| DATA LINES |
--

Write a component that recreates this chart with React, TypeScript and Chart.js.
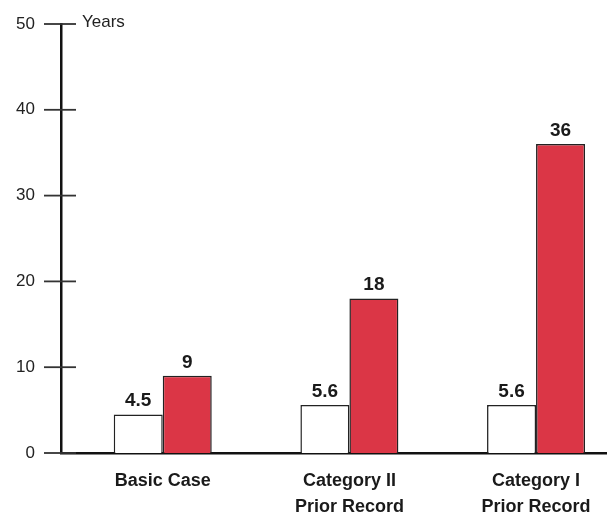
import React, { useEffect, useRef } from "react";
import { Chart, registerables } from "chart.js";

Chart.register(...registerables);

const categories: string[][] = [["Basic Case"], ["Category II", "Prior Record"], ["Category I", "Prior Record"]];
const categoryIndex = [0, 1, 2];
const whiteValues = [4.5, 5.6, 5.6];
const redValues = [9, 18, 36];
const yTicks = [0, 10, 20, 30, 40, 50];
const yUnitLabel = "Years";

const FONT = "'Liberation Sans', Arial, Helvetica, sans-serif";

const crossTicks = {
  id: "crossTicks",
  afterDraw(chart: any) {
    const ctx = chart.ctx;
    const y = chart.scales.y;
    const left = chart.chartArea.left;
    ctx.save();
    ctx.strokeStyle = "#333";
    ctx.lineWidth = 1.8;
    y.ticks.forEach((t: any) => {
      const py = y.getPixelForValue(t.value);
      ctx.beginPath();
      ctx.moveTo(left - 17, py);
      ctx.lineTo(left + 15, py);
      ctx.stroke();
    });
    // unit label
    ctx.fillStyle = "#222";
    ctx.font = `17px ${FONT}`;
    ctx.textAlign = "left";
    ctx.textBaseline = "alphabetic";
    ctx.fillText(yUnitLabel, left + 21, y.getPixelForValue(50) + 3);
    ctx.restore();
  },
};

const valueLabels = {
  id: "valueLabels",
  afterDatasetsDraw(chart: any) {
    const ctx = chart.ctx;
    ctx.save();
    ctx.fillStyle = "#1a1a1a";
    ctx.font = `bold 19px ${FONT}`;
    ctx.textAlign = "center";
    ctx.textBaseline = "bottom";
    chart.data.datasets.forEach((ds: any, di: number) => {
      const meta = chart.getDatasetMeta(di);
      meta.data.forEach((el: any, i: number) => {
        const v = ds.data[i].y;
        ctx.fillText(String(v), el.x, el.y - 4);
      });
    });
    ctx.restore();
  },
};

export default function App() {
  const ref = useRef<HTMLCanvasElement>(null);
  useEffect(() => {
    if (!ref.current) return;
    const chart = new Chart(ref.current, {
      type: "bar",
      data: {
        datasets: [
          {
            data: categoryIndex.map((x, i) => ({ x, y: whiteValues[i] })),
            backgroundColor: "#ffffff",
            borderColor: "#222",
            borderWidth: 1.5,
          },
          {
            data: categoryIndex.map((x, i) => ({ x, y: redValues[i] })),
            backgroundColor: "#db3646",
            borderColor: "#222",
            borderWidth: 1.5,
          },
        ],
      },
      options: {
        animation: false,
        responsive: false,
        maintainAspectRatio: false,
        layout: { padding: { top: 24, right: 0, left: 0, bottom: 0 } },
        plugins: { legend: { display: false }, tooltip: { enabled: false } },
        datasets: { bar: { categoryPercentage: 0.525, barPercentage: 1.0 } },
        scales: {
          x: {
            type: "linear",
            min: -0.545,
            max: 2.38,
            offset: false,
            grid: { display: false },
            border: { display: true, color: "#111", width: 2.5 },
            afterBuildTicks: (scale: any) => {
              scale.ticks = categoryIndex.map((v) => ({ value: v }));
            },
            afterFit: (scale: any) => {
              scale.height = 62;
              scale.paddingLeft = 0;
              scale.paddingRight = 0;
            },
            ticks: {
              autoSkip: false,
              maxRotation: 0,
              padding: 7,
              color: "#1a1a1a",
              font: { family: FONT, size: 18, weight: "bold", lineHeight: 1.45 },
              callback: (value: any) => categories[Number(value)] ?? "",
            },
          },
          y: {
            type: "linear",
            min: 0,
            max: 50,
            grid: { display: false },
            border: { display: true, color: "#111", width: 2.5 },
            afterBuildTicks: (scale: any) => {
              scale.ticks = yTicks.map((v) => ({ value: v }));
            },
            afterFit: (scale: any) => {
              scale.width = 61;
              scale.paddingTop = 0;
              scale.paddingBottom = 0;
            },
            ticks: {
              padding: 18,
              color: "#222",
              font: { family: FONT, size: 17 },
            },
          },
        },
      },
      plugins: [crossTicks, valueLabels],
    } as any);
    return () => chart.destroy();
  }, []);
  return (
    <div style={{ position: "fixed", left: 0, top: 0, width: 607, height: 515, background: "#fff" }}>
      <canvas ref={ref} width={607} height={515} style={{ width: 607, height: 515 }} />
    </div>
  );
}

--

| AIM |
Select and copy every line of the material that holds the string "React".

| SOLUTION TO THIS EXERCISE |
Write a component that recreates this chart with React, TypeScript and Chart.js.
import React, { useEffect, useRef } from "react";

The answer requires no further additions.